■ **WHAT IS BEING ASKED**
In your copy, leave out the pictures and repeat the entries below exactly.

━━━━━ DATA EXCERPTS

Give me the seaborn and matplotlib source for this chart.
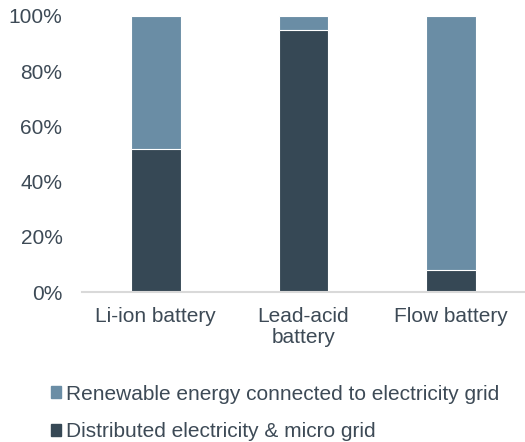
import numpy as np
import pandas as pd
import seaborn as sns
import matplotlib.pyplot as plt
from matplotlib.ticker import PercentFormatter
from matplotlib.patches import Patch

categories = ['Li-ion battery', 'Lead-acid\nbattery', 'Flow battery']
distributed = [52, 95, 8]
renewable = [48, 5, 92]
series_names = ['Distributed electricity & micro grid',
                'Renewable energy connected to electricity grid']

dark = '#364855'
light = '#6a8da5'
txt = '#3d4a56'

sns.set_style('white')
plt.rcParams['font.family'] = ['Liberation Sans', 'DejaVu Sans']

df = pd.DataFrame({'cat': categories, 'dist': distributed, 'ren': renewable})
df['total'] = df['dist'] + df['ren']

fig = plt.figure(figsize=(5.25, 4.42), dpi=100)
ax = fig.add_axes([0.156, 0.339, 0.844, 0.625])

# stacked: draw total first (light), then the bottom part (dark) over it
sns.barplot(data=df, x='cat', y='total', color=light, width=0.337,
            saturation=1, edgecolor='white', linewidth=0.8, ax=ax)
sns.barplot(data=df, x='cat', y='dist', color=dark, width=0.337,
            saturation=1, edgecolor='white', linewidth=0.8, ax=ax)

ax.set_ylim(0, 100)
ax.set_xlim(-0.5, 2.5)
ax.set_yticks(np.arange(0, 101, 20))
ax.yaxis.set_major_formatter(PercentFormatter(decimals=0))
ax.set_xlabel('')
ax.set_ylabel('')
for s in ['top', 'right', 'left']:
    ax.spines[s].set_visible(False)
ax.spines['bottom'].set_color('#d9d9d9')
ax.spines['bottom'].set_linewidth(1.5)
ax.tick_params(axis='both', length=0, labelsize=15, colors=txt)
ax.tick_params(axis='x', pad=11)
ax.tick_params(axis='y', pad=14)
for t in ax.get_xticklabels():
    t.set_linespacing(1.12)

handles = [Patch(color=light), Patch(color=dark)]
leg = fig.legend(handles, [series_names[1], series_names[0]],
                 loc='upper left', bbox_to_anchor=(0.097, 0.13),
                 frameon=False, fontsize=15, handlelength=0.48, handleheight=0.48,
                 handletextpad=0.25, labelspacing=0.9, borderaxespad=0,
                 borderpad=0)
for t in leg.get_texts():
    t.set_color(txt)

fig.savefig('out.png', dpi=100)
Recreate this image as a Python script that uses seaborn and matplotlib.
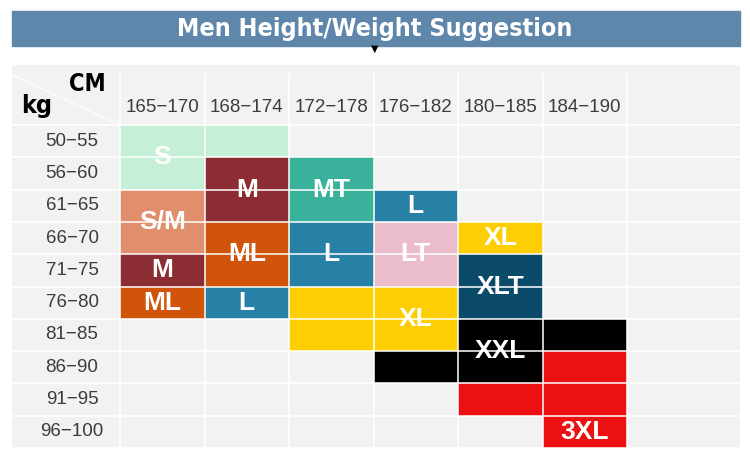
import numpy as np
import pandas as pd
import matplotlib
matplotlib.use('Agg')
import matplotlib.pyplot as plt
from matplotlib.colors import ListedColormap
from matplotlib.patches import Rectangle
import seaborn as sns

# --- data ---
heights = ["165−170", "168−174", "172−178", "176−182", "180−185", "184−190"]
weights = ["50−55", "56−60", "61−65", "66−70", "71−75",
           "76−80", "81−85", "86−90", "91−95", "96−100"]

# size band covering each (weight row, height column) cell, "" = no suggestion
size_grid = [
    ["S",   "S",   "",    "",    "",    ""],
    ["S",   "M",   "MT",  "",    "",    ""],
    ["S/M", "M",   "MT",  "L",   "",    ""],
    ["S/M", "ML",  "L",   "LT",  "XL",  ""],
    ["M",   "ML",  "L",   "LT",  "XLT", ""],
    ["ML",  "L",   "XL",  "XL",  "XLT", ""],
    ["",    "",    "XL",  "XL",  "XXL", "XXL"],
    ["",    "",    "",    "XXL", "XXL", "3XL"],
    ["",    "",    "",    "",    "3XL", "3XL"],
    ["",    "",    "",    "",    "",    "3XL"],
]

# printed labels: text, height column, first weight row, last weight row
label_text = ["S", "M", "MT", "L", "S/M", "ML", "L", "LT", "XL",
              "M", "XLT", "ML", "L", "XL", "XXL", "3XL"]
label_col = [0, 1, 2, 3, 0, 1, 2, 3, 4, 0, 4, 0, 1, 3, 4, 5]
label_row0 = [0, 1, 1, 2, 2, 3, 3, 3, 3, 4, 4, 5, 5, 5, 6, 9]
label_row1 = [1, 2, 2, 2, 3, 4, 4, 4, 3, 4, 5, 5, 5, 6, 7, 9]

size_order = ["S", "M", "MT", "L", "S/M", "ML", "LT", "XL", "XLT", "XXL", "3XL"]
size_colors = ["#c6efd7", "#8c2d33", "#39b19b", "#2780a5", "#e08e6b", "#d0540a",
               "#ebbdca", "#fdcf02", "#0c4a6a", "#000000", "#eb1011"]

# --- figure ---
sns.set_theme(style="white")
txt_font = ["Liberation Sans", "DejaVu Sans"]
head_font = ["Liberation Sans Narrow", "DejaVu Sans"]
plt.rcParams['font.family'] = txt_font

W, H = 750, 476
fig = plt.figure(figsize=(7.5, 4.76), dpi=100)
fig.patch.set_facecolor("white")

# title banner
fig.patches.append(Rectangle((12 / W, 1 - 46 / H), 728 / W, 35 / H,
                             transform=fig.transFigure, color="#5f87ab", zorder=0))
fig.text(375 / W, 1 - 29 / H, "Men Height/Weight Suggestion", ha="center", va="center",
         color="white", fontsize=18, fontweight="bold", family=head_font,
         fontstretch="condensed")
fig.text(375 / W, 1 - 49 / H, "▼", ha="center", va="center", fontsize=7,
         color="black", family=["DejaVu Sans"])

# table panel
ax = fig.add_axes([12 / W, 1 - 448 / H, 728 / W, 383 / H])
codes = pd.DataFrame([[size_order.index(s) if s else np.nan for s in row]
                      for row in size_grid], index=weights, columns=heights)
sns.heatmap(codes, ax=ax, cmap=ListedColormap(size_colors), vmin=-0.5,
            vmax=len(size_order) - 0.5, cbar=False, xticklabels=False,
            yticklabels=False, linewidths=0)
ax.set_facecolor("#f2f2f2")

px_x = (627 - 120) / 6.0
px_y = (448 - 125) / 10.0
x_lo, x_hi = -(120 - 12) / px_x, 6 + (740 - 627) / px_x
y_top = -(125 - 65) / px_y
ax.set_xlim(x_lo, x_hi)
ax.set_ylim(10, y_top)
for s in ax.spines.values():
    s.set_visible(False)
ax.set_xticks([])
ax.set_yticks([])

# white grid lines
ax.hlines(np.arange(0, 11), x_lo, x_hi, color="white", lw=1.3, alpha=0.85, zorder=3)
ax.vlines(np.arange(0, 7), y_top + 0.25, 10, color="white", lw=1.3, alpha=0.85, zorder=3)
ax.plot([x_lo, 0], [y_top + 0.3, 0], color="white", lw=1, alpha=0.8, zorder=3)

# header texts
for j, h in enumerate(heights):
    ax.text(j + 0.5, -0.55, h, ha="center", va="center", fontsize=13.5, color="#3c3c3c")
for i, w in enumerate(weights):
    ax.text((72 - 120) / px_x, i + 0.5, w, ha="center", va="center",
            fontsize=13.5, color="#3c3c3c")
ax.text((87 - 120) / px_x, (84 - 125) / px_y, "CM", ha="center", va="center",
        fontsize=17, fontweight="bold", color="black", family=head_font,
        fontstretch="condensed")
ax.text((37 - 120) / px_x, (106 - 125) / px_y, "kg", ha="center", va="center",
        fontsize=18, fontweight="bold", color="black", family=head_font,
        fontstretch="condensed")

# size labels
for t, c, r0, r1 in zip(label_text, label_col, label_row0, label_row1):
    ax.text(c + 0.5, (r0 + r1 + 1) / 2.0, t, ha="center", va="center",
            fontsize=19, fontweight="bold", color="white", zorder=2)

fig.savefig("out.png", dpi=100, facecolor="white")
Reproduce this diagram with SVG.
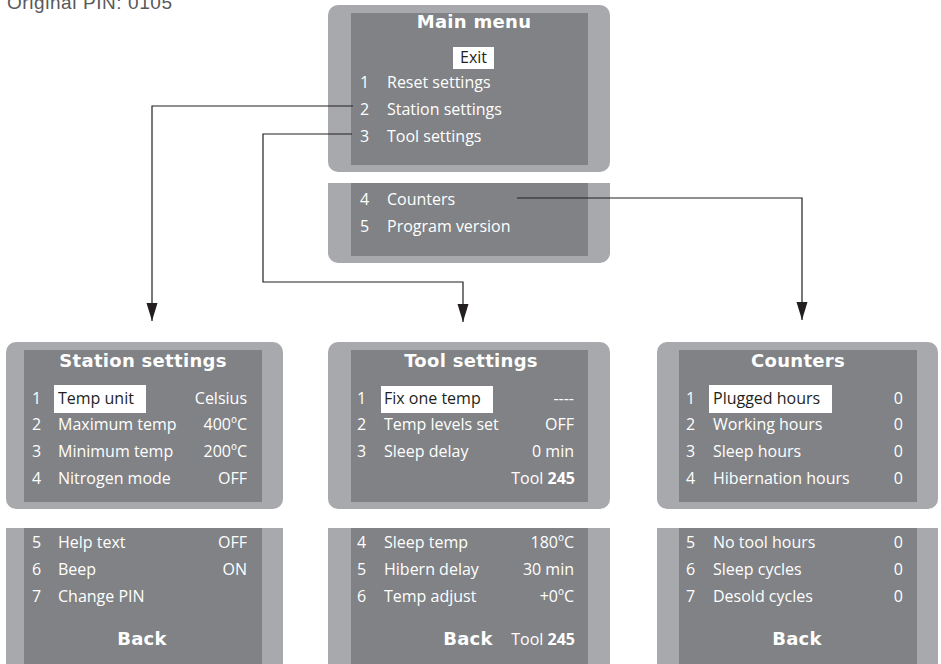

━━━━━━━━━━

■ **WRITTEN REPLY**
Give me the seaborn and matplotlib source for this chart.
import numpy as np
import pandas as pd
import seaborn as sns
import matplotlib.pyplot as plt
from matplotlib.ticker import PercentFormatter
from matplotlib.patches import Patch

categories = ['Li-ion battery', 'Lead-acid\nbattery', 'Flow battery']
distributed = [52, 95, 8]
renewable = [48, 5, 92]
series_names = ['Distributed electricity & micro grid',
                'Renewable energy connected to electricity grid']

dark = '#364855'
light = '#6a8da5'
txt = '#3d4a56'

sns.set_style('white')
plt.rcParams['font.family'] = ['Liberation Sans', 'DejaVu Sans']

df = pd.DataFrame({'cat': categories, 'dist': distributed, 'ren': renewable})
df['total'] = df['dist'] + df['ren']

fig = plt.figure(figsize=(5.25, 4.42), dpi=100)
ax = fig.add_axes([0.156, 0.339, 0.844, 0.625])

# stacked: draw total first (light), then the bottom part (dark) over it
sns.barplot(data=df, x='cat', y='total', color=light, width=0.337,
            saturation=1, edgecolor='white', linewidth=0.8, ax=ax)
sns.barplot(data=df, x='cat', y='dist', color=dark, width=0.337,
            saturation=1, edgecolor='white', linewidth=0.8, ax=ax)

ax.set_ylim(0, 100)
ax.set_xlim(-0.5, 2.5)
ax.set_yticks(np.arange(0, 101, 20))
ax.yaxis.set_major_formatter(PercentFormatter(decimals=0))
ax.set_xlabel('')
ax.set_ylabel('')
for s in ['top', 'right', 'left']:
    ax.spines[s].set_visible(False)
ax.spines['bottom'].set_color('#d9d9d9')
ax.spines['bottom'].set_linewidth(1.5)
ax.tick_params(axis='both', length=0, labelsize=15, colors=txt)
ax.tick_params(axis='x', pad=11)
ax.tick_params(axis='y', pad=14)
for t in ax.get_xticklabels():
    t.set_linespacing(1.12)

handles = [Patch(color=light), Patch(color=dark)]
leg = fig.legend(handles, [series_names[1], series_names[0]],
                 loc='upper left', bbox_to_anchor=(0.097, 0.13),
                 frameon=False, fontsize=15, handlelength=0.48, handleheight=0.48,
                 handletextpad=0.25, labelspacing=0.9, borderaxespad=0,
                 borderpad=0)
for t in leg.get_texts():
    t.set_color(txt)

fig.savefig('out.png', dpi=100)
Recreate this image as a Python script that uses seaborn and matplotlib.
import numpy as np
import pandas as pd
import matplotlib
matplotlib.use('Agg')
import matplotlib.pyplot as plt
from matplotlib.colors import ListedColormap
from matplotlib.patches import Rectangle
import seaborn as sns

# --- data ---
heights = ["165−170", "168−174", "172−178", "176−182", "180−185", "184−190"]
weights = ["50−55", "56−60", "61−65", "66−70", "71−75",
           "76−80", "81−85", "86−90", "91−95", "96−100"]

# size band covering each (weight row, height column) cell, "" = no suggestion
size_grid = [
    ["S",   "S",   "",    "",    "",    ""],
    ["S",   "M",   "MT",  "",    "",    ""],
    ["S/M", "M",   "MT",  "L",   "",    ""],
    ["S/M", "ML",  "L",   "LT",  "XL",  ""],
    ["M",   "ML",  "L",   "LT",  "XLT", ""],
    ["ML",  "L",   "XL",  "XL",  "XLT", ""],
    ["",    "",    "XL",  "XL",  "XXL", "XXL"],
    ["",    "",    "",    "XXL", "XXL", "3XL"],
    ["",    "",    "",    "",    "3XL", "3XL"],
    ["",    "",    "",    "",    "",    "3XL"],
]

# printed labels: text, height column, first weight row, last weight row
label_text = ["S", "M", "MT", "L", "S/M", "ML", "L", "LT", "XL",
              "M", "XLT", "ML", "L", "XL", "XXL", "3XL"]
label_col = [0, 1, 2, 3, 0, 1, 2, 3, 4, 0, 4, 0, 1, 3, 4, 5]
label_row0 = [0, 1, 1, 2, 2, 3, 3, 3, 3, 4, 4, 5, 5, 5, 6, 9]
label_row1 = [1, 2, 2, 2, 3, 4, 4, 4, 3, 4, 5, 5, 5, 6, 7, 9]

size_order = ["S", "M", "MT", "L", "S/M", "ML", "LT", "XL", "XLT", "XXL", "3XL"]
size_colors = ["#c6efd7", "#8c2d33", "#39b19b", "#2780a5", "#e08e6b", "#d0540a",
               "#ebbdca", "#fdcf02", "#0c4a6a", "#000000", "#eb1011"]

# --- figure ---
sns.set_theme(style="white")
txt_font = ["Liberation Sans", "DejaVu Sans"]
head_font = ["Liberation Sans Narrow", "DejaVu Sans"]
plt.rcParams['font.family'] = txt_font

W, H = 750, 476
fig = plt.figure(figsize=(7.5, 4.76), dpi=100)
fig.patch.set_facecolor("white")

# title banner
fig.patches.append(Rectangle((12 / W, 1 - 46 / H), 728 / W, 35 / H,
                             transform=fig.transFigure, color="#5f87ab", zorder=0))
fig.text(375 / W, 1 - 29 / H, "Men Height/Weight Suggestion", ha="center", va="center",
         color="white", fontsize=18, fontweight="bold", family=head_font,
         fontstretch="condensed")
fig.text(375 / W, 1 - 49 / H, "▼", ha="center", va="center", fontsize=7,
         color="black", family=["DejaVu Sans"])

# table panel
ax = fig.add_axes([12 / W, 1 - 448 / H, 728 / W, 383 / H])
codes = pd.DataFrame([[size_order.index(s) if s else np.nan for s in row]
                      for row in size_grid], index=weights, columns=heights)
sns.heatmap(codes, ax=ax, cmap=ListedColormap(size_colors), vmin=-0.5,
            vmax=len(size_order) - 0.5, cbar=False, xticklabels=False,
            yticklabels=False, linewidths=0)
ax.set_facecolor("#f2f2f2")

px_x = (627 - 120) / 6.0
px_y = (448 - 125) / 10.0
x_lo, x_hi = -(120 - 12) / px_x, 6 + (740 - 627) / px_x
y_top = -(125 - 65) / px_y
ax.set_xlim(x_lo, x_hi)
ax.set_ylim(10, y_top)
for s in ax.spines.values():
    s.set_visible(False)
ax.set_xticks([])
ax.set_yticks([])

# white grid lines
ax.hlines(np.arange(0, 11), x_lo, x_hi, color="white", lw=1.3, alpha=0.85, zorder=3)
ax.vlines(np.arange(0, 7), y_top + 0.25, 10, color="white", lw=1.3, alpha=0.85, zorder=3)
ax.plot([x_lo, 0], [y_top + 0.3, 0], color="white", lw=1, alpha=0.8, zorder=3)

# header texts
for j, h in enumerate(heights):
    ax.text(j + 0.5, -0.55, h, ha="center", va="center", fontsize=13.5, color="#3c3c3c")
for i, w in enumerate(weights):
    ax.text((72 - 120) / px_x, i + 0.5, w, ha="center", va="center",
            fontsize=13.5, color="#3c3c3c")
ax.text((87 - 120) / px_x, (84 - 125) / px_y, "CM", ha="center", va="center",
        fontsize=17, fontweight="bold", color="black", family=head_font,
        fontstretch="condensed")
ax.text((37 - 120) / px_x, (106 - 125) / px_y, "kg", ha="center", va="center",
        fontsize=18, fontweight="bold", color="black", family=head_font,
        fontstretch="condensed")

# size labels
for t, c, r0, r1 in zip(label_text, label_col, label_row0, label_row1):
    ax.text(c + 0.5, (r0 + r1 + 1) / 2.0, t, ha="center", va="center",
            fontsize=19, fontweight="bold", color="white", zorder=2)

fig.savefig("out.png", dpi=100, facecolor="white")
Reproduce this diagram with SVG.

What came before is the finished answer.